It is often suggested an underlying cause of the greed and ambition of the Macbeths is a desperate effort to fill the void created by the lack of children in their marriage. Co-directors Hannah Ellis Ryan and Amy Gavin put this point to the forefront, opening their production of Macbeth with Lady Macbeth (Frankie Lipman) suffering a miscarriage and being carried offstage by her husband.
Indeed, the co-directors push home the point by adding new rhyming dialogue in which the Witches make their mistress, Hecate, aware of the trauma caused by the loss of a child. The significance of children hangs over the play; a baby and a nursery rhyme are used to lure Hecate from the stage at the end of act one.
The innovations in the production include pushing the traditional opening scene—in which the Witches schedule their next meeting and predict the coming of Macbeth—back after the scene in Duncan’s court, which jars a bit when it is referenced at the conclusion to draw attention to the cyclical nature of ambition and conflict.
This is a stripped-back production, with the only props being a large war-drum and a zinc bath, which serve multiple purposes as cauldrons, tables, a birth pool, a place of refuge and even a bath. It is also starkly violent—the miscarriage is linked to the loss of soldiers in warfare, so, by the close of the opening scene, the stage is already littered with bodies.
Zoey Barnes’s costumes, featuring strips of tartan, set the scene in Scotland. Notably, after Macbeth is crowned, he and his wife appear in cool, stylish, almost futuristic, black and silver attire, possibly suggesting the Scottish tribes have been eliminated.
There is a strong supernatural atmosphere. Lady Macbeth’s opening speech is performed by Frankie Lipman less as an internal monologue, more as an invocation, offering a deal to the Devil. The second act opens with a full witches’ coven, creating some difficulties for patrons returning late from the bar and getting caught in the mêlée. The Witches are a constant presence, lingering in the background, with the actors switching into secondary characters at the drop of a hat. This facilitates a rapid pace, although, on occasion, the approach hinders clarity; the switch from Witch to cutthroat is achieved by the actors donning some unconvincing veils. Concentrating on the supernatural elements of the play limits the development of the friendship between Macbeth and Banquo.

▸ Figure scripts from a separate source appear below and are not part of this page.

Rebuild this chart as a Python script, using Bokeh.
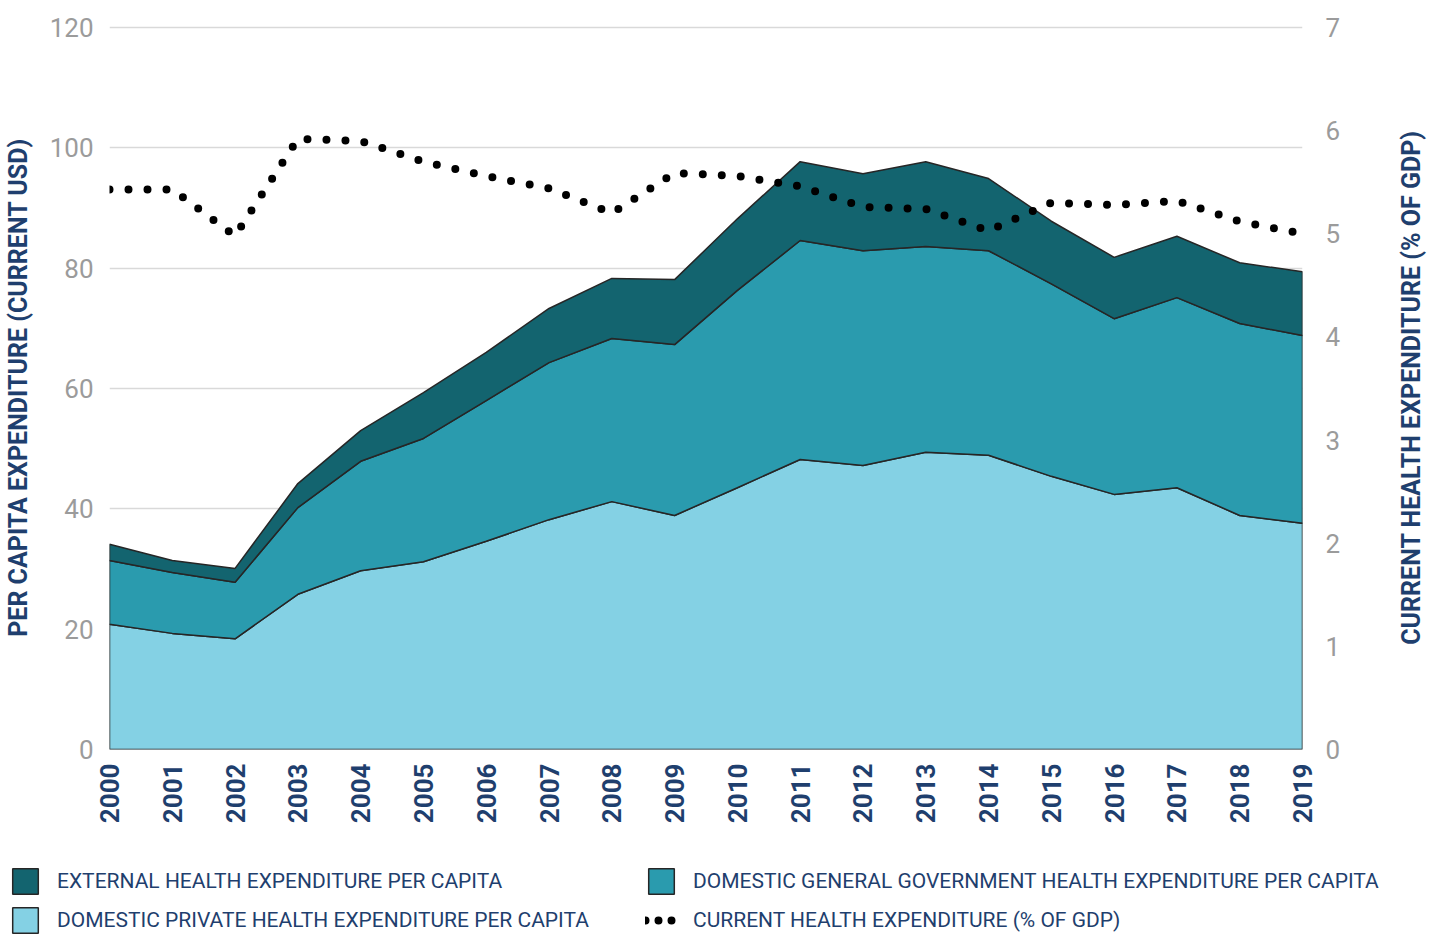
import math
from bokeh.plotting import figure
from bokeh.layouts import row
from bokeh.models import Range1d, LinearAxis, Legend, LegendItem, FixedTicker, Label
from bokeh.embed import file_html
from bokeh.resources import INLINE

years = list(range(2000, 2020))
private = [20.8, 19.3, 18.4, 25.8, 29.7, 31.2, 34.6, 38.2, 41.2, 38.9,
           43.5, 48.2, 47.2, 49.4, 48.9, 45.4, 42.4, 43.5, 38.9, 37.6]
government = [10.6, 10.1, 9.4, 14.4, 18.2, 20.5, 23.4, 26.1, 27.1, 28.4,
              32.8, 36.4, 35.7, 34.2, 34.0, 32.0, 29.2, 31.6, 31.9, 31.2]
external = [2.7, 2.0, 2.3, 4.0, 5.1, 7.6, 8.0, 9.0, 10.0, 10.8,
            11.9, 13.1, 12.8, 14.1, 12.0, 10.4, 10.2, 10.2, 10.1, 10.6]
che_pct_gdp = [5.43, 5.43, 4.98, 5.92, 5.90, 5.70, 5.56, 5.44, 5.20, 5.59,
               5.56, 5.46, 5.26, 5.24, 5.03, 5.30, 5.28, 5.32, 5.12, 5.00]
left_ticks = [0, 20, 40, 60, 80, 100, 120]
right_ticks = [0, 1, 2, 3, 4, 5, 6, 7]

labels = {
    "ext": "EXTERNAL HEALTH EXPENDITURE PER CAPITA",
    "gov": "DOMESTIC GENERAL GOVERNMENT HEALTH EXPENDITURE PER CAPITA",
    "priv": "DOMESTIC PRIVATE HEALTH EXPENDITURE PER CAPITA",
    "che": "CURRENT HEALTH EXPENDITURE (% OF GDP)",
}
left_title = "PER CAPITA EXPENDITURE (CURRENT USD)"
right_title = "CURRENT HEALTH EXPENDITURE (% OF GDP)"

C_EXT = "#13646f"
C_GOV = "#2a9bae"
C_PRIV = "#84d1e4"
NAVY = "#1f3f6e"
GREY = "#9b9b9b"
EDGE = "#262626"
FONT = "Roboto"

# frame a couple of pixels taller than the 0..120 span so the top gridline shows
FH = 724
PAD = FH / 722.0
TOP, BOTTOM = 25, 99

p = figure(output_backend="svg", toolbar_location=None,
           x_range=Range1d(2000, 2019), y_range=Range1d(0, 120 * PAD),
           frame_width=1193, frame_height=FH,
           min_border_left=102, min_border_right=77, min_border_top=TOP,
           min_border_bottom=BOTTOM, outline_line_color=None,
           background_fill_color="white", border_fill_color="white")
p.extra_y_ranges = {"pct": Range1d(0, 7 * PAD)}

# stacked layers
bottom0 = [0.0] * len(years)
top1 = [a + b for a, b in zip(bottom0, private)]
top2 = [a + b for a, b in zip(top1, government)]
top3 = [a + b for a, b in zip(top2, external)]

def layer(bottom, top, color):
    xs = years + years[::-1]
    ys = top + bottom[::-1]
    return p.patch(xs, ys, fill_color=color, line_color=EDGE, line_width=1.5)

layer(bottom0, top1, C_PRIV)
layer(top1, top2, C_GOV)
layer(top2, top3, C_EXT)

p.line(years, che_pct_gdp, y_range_name="pct", line_color="black",
       line_width=8, line_dash="0 19", line_cap="round")

# axes
p.xaxis.ticker = FixedTicker(ticks=years)
p.xaxis.major_label_orientation = math.pi / 2
p.xaxis.major_label_text_font = FONT
p.xaxis.major_label_text_font_size = "26px"
p.xaxis.major_label_text_font_style = "bold"
p.xaxis.major_label_text_color = NAVY
p.xaxis.major_label_standoff = 8
p.xaxis.axis_line_color = None
p.xaxis.major_tick_line_color = None
p.xaxis.minor_tick_line_color = None

p.yaxis.ticker = FixedTicker(ticks=left_ticks)
p.yaxis.major_label_text_font = FONT
p.yaxis.major_label_text_font_size = "26px"
p.yaxis.major_label_text_color = GREY
p.yaxis.major_label_standoff = 10
p.yaxis.axis_line_color = None
p.yaxis.major_tick_line_color = None
p.yaxis.minor_tick_line_color = None
p.yaxis.axis_label = left_title
p.yaxis.axis_label_text_font = FONT
p.yaxis.axis_label_text_font_size = "25px"
p.yaxis.axis_label_text_font_style = "bold"
p.yaxis.axis_label_text_color = NAVY
p.yaxis.axis_label_standoff = 14

ry = LinearAxis(y_range_name="pct", ticker=FixedTicker(ticks=right_ticks))
ry.major_label_text_font = FONT
ry.major_label_text_font_size = "26px"
ry.major_label_text_color = GREY
ry.major_label_standoff = 17
ry.axis_line_color = None
ry.major_tick_line_color = None
ry.minor_tick_line_color = None
p.add_layout(ry, "right")

p.xgrid.grid_line_color = None
p.ygrid.ticker = FixedTicker(ticks=left_ticks)
p.ygrid.grid_line_color = "#d9d9d9"
p.ygrid.grid_line_width = 1.5

# right axis title strip
tf = figure(width=53, height=TOP + FH + BOTTOM, output_backend="svg", toolbar_location=None,
            x_axis_type=None, y_axis_type=None, x_range=Range1d(0, 1), y_range=Range1d(0, 1),
            min_border_left=0, min_border_right=0, min_border_top=TOP,
            min_border_bottom=BOTTOM, outline_line_color=None)
tf.xgrid.visible = False
tf.ygrid.visible = False
tf.add_layout(Label(x=32, x_units="screen", y=0.5, y_units="data", text=right_title,
                    angle=math.pi / 2, text_align="center", text_baseline="middle",
                    text_font=FONT, text_font_size="25px", text_font_style="bold",
                    text_color=NAVY))

# legend strip (legend-only placeholder renderers, off-view)
lf = figure(width=1425, height=88, output_backend="svg", toolbar_location=None,
            x_axis_type=None, y_axis_type=None, x_range=Range1d(0, 1), y_range=Range1d(0, 1),
            min_border=0, outline_line_color=None)
lf.xgrid.visible = False
lf.ygrid.visible = False
off = [-5]
g_ext = lf.patch(off, off, fill_color=C_EXT, line_color=EDGE, line_width=1.5)
g_gov = lf.patch(off, off, fill_color=C_GOV, line_color=EDGE, line_width=1.5)
g_priv = lf.patch(off, off, fill_color=C_PRIV, line_color=EDGE, line_width=1.5)
g_che = lf.line(off, off, line_color="black", line_width=8, line_dash="0 13", line_cap="round")

def make_legend(items, loc):
    return Legend(items=items, location=loc, orientation="vertical",
                  glyph_width=32, glyph_height=32, label_standoff=16,
                  spacing=7, padding=0, margin=0,
                  border_line_color=None, background_fill_alpha=0,
                  label_text_font=FONT, label_text_font_size="21px",
                  label_text_color=NAVY, label_height=32)

lf.add_layout(make_legend([LegendItem(label=labels["ext"], renderers=[g_ext]),
                           LegendItem(label=labels["priv"], renderers=[g_priv])], (9, 0)))
lf.add_layout(make_legend([LegendItem(label=labels["gov"], renderers=[g_gov]),
                           LegendItem(label=labels["che"], renderers=[g_che])], (645, 0)))

open("out.html", "w").write(file_html([row(p, tf), lf], INLINE))
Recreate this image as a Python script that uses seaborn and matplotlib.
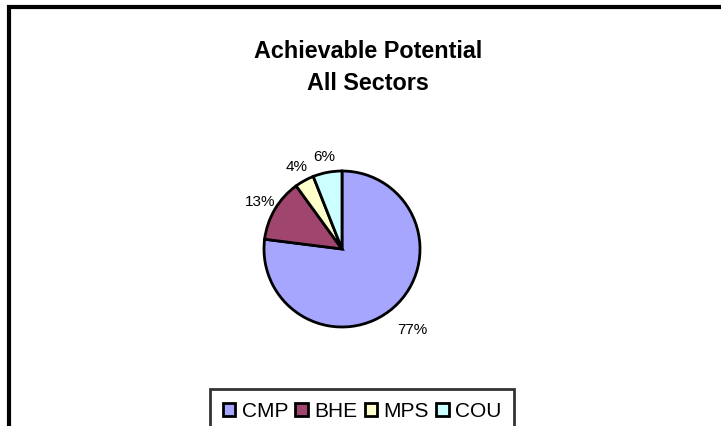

The three Witches (Paryce Richards, Zoey Barnes and Pavanveer Sagoo) are an eerie, otherworldly presence, twisting their limbs into awkward shapes or shuffling zombie-like around the stage and occasionally into the audience. Inconsistent as the wind, the Witches shift from offering sympathy for Lady Macbeth’s loss to gloating over cruel developments.
The co-directors push the supernatural vibe to the maximum with some gruesomely effective staging. The guilt-ridden Macbeth does not simply imagine Banquo’s ghost haunting his celebratory dinner but rather sees his late friend’s corpse served as dinner and devoured by the guests. In a nice touch, the Witches leave the stage in disgust at the boozy antics of the Porter, interpreted by Miranda Parker as a cross between a pub bore and a music hall entertainer.
In an interesting interpretation, Naomi Albans suggests Duncan might be an inadequate ruler, effusive, insincere and dependent upon alcohol.
To say Elaine McNicol’s Macbeth is subject to mood swings is an understatement. Initially, the character seems more proclaimer than plotter, boldly stating his plans and optimistically sure he might be able to acquire the crown without any direct action only to crumble into self-doubt once it becomes apparent this is not the case. Macbeth does not so much gain confidence as slip into arrogance so deep as to be close to madness. McNicol uses her wonderfully sinister smile to great effect as Macbeth moves into his imperial phase of imagined invulnerability.
There is a brittle fragility to Frankie Lipman’s Lady Macbeth, using ambition as a shield against her existing trauma but rapidly getting out of her emotional depth. Having been initially stronger than her wavering husband, she cannot cope with the juggernaut she has helped create.
The addition of new dialogue to Macbeth may offend purists, and audiences unfamiliar with the text may be challenged by members of the cast adopting more than one role. But the switch to the Macbeths being motivated by loss and grief rather than blind ambition makes them a more human couple, and the supernatural staging is highly effective.
After a run at Hope Mill, Macbeth moves to Lawrence Batley Theatre 2 and 3 July 2025.